Each line from the start of the data below through the one containing "2.06e3, 1.55e3, 1.2e3, 9.8e2, 8.2e2]" must be reproduced exactly.

+++

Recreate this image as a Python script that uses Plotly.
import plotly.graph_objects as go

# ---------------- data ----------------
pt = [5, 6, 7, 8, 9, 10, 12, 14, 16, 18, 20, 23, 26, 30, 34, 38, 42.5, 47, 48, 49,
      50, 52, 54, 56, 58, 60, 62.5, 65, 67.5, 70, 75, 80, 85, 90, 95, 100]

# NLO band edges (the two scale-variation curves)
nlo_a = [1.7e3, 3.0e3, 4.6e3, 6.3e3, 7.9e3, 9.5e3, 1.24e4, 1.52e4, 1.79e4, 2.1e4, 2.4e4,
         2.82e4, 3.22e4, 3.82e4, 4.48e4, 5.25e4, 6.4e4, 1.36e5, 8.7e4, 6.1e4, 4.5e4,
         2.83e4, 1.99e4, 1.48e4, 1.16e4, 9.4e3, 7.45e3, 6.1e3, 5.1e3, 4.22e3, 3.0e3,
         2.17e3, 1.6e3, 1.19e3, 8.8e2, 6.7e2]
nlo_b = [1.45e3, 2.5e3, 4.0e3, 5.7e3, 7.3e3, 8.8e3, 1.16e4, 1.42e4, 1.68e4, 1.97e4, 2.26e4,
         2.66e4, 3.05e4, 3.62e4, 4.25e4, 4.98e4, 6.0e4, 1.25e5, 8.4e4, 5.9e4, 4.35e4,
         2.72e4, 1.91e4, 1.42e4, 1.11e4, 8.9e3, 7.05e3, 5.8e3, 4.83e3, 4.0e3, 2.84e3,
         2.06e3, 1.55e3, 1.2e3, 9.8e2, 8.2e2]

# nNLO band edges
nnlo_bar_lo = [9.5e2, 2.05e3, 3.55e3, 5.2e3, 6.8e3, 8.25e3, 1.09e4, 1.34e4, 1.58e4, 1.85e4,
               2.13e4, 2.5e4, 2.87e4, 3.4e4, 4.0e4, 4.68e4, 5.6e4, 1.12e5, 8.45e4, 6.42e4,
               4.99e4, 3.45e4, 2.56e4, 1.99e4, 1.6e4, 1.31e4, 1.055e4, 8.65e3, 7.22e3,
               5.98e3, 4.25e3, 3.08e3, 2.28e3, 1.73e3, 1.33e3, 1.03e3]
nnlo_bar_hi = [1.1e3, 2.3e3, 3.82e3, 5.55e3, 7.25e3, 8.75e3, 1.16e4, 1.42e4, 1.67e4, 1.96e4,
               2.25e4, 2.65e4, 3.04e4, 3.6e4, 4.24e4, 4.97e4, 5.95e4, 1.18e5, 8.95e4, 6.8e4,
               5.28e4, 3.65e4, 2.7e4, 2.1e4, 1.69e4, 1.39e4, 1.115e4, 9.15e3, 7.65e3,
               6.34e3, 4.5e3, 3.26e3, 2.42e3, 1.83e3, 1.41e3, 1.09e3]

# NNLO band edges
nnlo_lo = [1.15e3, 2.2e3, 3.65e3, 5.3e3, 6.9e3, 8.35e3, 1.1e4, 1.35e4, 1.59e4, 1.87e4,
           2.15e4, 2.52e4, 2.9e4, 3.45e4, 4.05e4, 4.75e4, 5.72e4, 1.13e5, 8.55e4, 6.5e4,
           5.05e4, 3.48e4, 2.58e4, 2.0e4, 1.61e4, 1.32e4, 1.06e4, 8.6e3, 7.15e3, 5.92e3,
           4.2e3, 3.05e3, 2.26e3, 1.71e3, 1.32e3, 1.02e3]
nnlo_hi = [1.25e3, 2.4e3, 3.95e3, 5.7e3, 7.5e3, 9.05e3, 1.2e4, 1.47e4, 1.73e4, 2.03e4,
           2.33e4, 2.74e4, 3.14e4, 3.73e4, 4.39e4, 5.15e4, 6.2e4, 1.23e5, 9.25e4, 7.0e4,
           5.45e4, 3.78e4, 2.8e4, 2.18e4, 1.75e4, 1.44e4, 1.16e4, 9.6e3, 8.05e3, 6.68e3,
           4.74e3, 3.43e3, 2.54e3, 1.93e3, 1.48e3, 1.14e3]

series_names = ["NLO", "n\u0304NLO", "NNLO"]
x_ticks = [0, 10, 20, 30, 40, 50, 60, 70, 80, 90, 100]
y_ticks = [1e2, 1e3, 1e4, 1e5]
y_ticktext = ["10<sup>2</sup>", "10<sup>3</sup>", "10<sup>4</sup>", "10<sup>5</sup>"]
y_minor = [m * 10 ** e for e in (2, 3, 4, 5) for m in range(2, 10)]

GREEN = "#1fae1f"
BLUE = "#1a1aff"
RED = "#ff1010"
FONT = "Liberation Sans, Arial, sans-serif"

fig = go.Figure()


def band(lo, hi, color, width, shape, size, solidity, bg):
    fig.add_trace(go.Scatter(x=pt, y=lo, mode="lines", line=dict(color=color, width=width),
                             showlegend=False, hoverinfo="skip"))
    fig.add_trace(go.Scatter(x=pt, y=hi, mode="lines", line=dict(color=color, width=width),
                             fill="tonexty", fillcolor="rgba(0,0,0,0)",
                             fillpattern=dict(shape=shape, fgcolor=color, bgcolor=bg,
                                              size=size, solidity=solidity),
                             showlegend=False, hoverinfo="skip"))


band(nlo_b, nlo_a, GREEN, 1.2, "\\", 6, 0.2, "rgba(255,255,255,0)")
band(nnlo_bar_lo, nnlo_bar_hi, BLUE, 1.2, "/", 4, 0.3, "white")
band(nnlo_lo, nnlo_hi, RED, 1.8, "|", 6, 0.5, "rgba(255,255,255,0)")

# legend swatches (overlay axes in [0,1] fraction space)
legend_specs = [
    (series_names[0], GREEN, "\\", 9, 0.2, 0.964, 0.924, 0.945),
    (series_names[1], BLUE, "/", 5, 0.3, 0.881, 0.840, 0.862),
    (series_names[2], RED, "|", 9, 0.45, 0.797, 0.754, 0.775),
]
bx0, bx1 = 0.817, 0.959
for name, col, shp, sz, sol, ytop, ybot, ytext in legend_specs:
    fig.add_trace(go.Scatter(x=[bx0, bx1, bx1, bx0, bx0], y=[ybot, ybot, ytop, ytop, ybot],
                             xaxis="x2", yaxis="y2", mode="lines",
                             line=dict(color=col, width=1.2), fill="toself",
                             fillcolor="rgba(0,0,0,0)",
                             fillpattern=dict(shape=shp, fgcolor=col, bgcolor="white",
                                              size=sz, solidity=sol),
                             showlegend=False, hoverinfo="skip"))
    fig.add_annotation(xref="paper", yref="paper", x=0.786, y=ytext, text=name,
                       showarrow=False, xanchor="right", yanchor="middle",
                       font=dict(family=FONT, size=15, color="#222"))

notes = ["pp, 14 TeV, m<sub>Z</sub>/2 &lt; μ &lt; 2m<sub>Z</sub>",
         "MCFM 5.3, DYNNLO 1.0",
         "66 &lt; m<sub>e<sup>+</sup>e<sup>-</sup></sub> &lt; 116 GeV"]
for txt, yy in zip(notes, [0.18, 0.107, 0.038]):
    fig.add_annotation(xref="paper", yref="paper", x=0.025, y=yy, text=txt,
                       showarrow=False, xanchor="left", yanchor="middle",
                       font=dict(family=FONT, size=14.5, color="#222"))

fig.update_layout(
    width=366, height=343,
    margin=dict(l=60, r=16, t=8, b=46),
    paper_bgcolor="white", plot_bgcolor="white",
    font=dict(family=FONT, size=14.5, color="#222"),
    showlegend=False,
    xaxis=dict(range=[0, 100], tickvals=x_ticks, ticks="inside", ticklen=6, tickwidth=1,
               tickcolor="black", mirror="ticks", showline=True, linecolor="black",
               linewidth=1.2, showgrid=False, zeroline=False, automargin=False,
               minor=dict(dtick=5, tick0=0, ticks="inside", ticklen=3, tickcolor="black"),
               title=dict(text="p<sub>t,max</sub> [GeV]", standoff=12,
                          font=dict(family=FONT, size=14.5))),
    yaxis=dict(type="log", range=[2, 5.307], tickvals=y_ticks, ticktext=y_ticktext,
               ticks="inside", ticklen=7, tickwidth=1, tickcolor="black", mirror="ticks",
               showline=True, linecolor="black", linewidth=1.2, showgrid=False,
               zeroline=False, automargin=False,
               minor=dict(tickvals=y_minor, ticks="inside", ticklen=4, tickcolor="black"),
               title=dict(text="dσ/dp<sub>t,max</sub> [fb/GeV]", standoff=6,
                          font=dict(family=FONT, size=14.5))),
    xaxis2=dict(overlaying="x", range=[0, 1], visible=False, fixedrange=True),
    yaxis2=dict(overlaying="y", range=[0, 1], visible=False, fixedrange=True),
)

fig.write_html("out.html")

+++

**RESULT OF THIS EXERCISE**
Recreate this image as a Python script that uses Plotly.
import plotly.graph_objects as go

# ---------------- data ----------------
pt = [5, 6, 7, 8, 9, 10, 12, 14, 16, 18, 20, 23, 26, 30, 34, 38, 42.5, 47, 48, 49,
      50, 52, 54, 56, 58, 60, 62.5, 65, 67.5, 70, 75, 80, 85, 90, 95, 100]

# NLO band edges (the two scale-variation curves)
nlo_a = [1.7e3, 3.0e3, 4.6e3, 6.3e3, 7.9e3, 9.5e3, 1.24e4, 1.52e4, 1.79e4, 2.1e4, 2.4e4,
         2.82e4, 3.22e4, 3.82e4, 4.48e4, 5.25e4, 6.4e4, 1.36e5, 8.7e4, 6.1e4, 4.5e4,
         2.83e4, 1.99e4, 1.48e4, 1.16e4, 9.4e3, 7.45e3, 6.1e3, 5.1e3, 4.22e3, 3.0e3,
         2.17e3, 1.6e3, 1.19e3, 8.8e2, 6.7e2]
nlo_b = [1.45e3, 2.5e3, 4.0e3, 5.7e3, 7.3e3, 8.8e3, 1.16e4, 1.42e4, 1.68e4, 1.97e4, 2.26e4,
         2.66e4, 3.05e4, 3.62e4, 4.25e4, 4.98e4, 6.0e4, 1.25e5, 8.4e4, 5.9e4, 4.35e4,
         2.72e4, 1.91e4, 1.42e4, 1.11e4, 8.9e3, 7.05e3, 5.8e3, 4.83e3, 4.0e3, 2.84e3,
         2.06e3, 1.55e3, 1.2e3, 9.8e2, 8.2e2]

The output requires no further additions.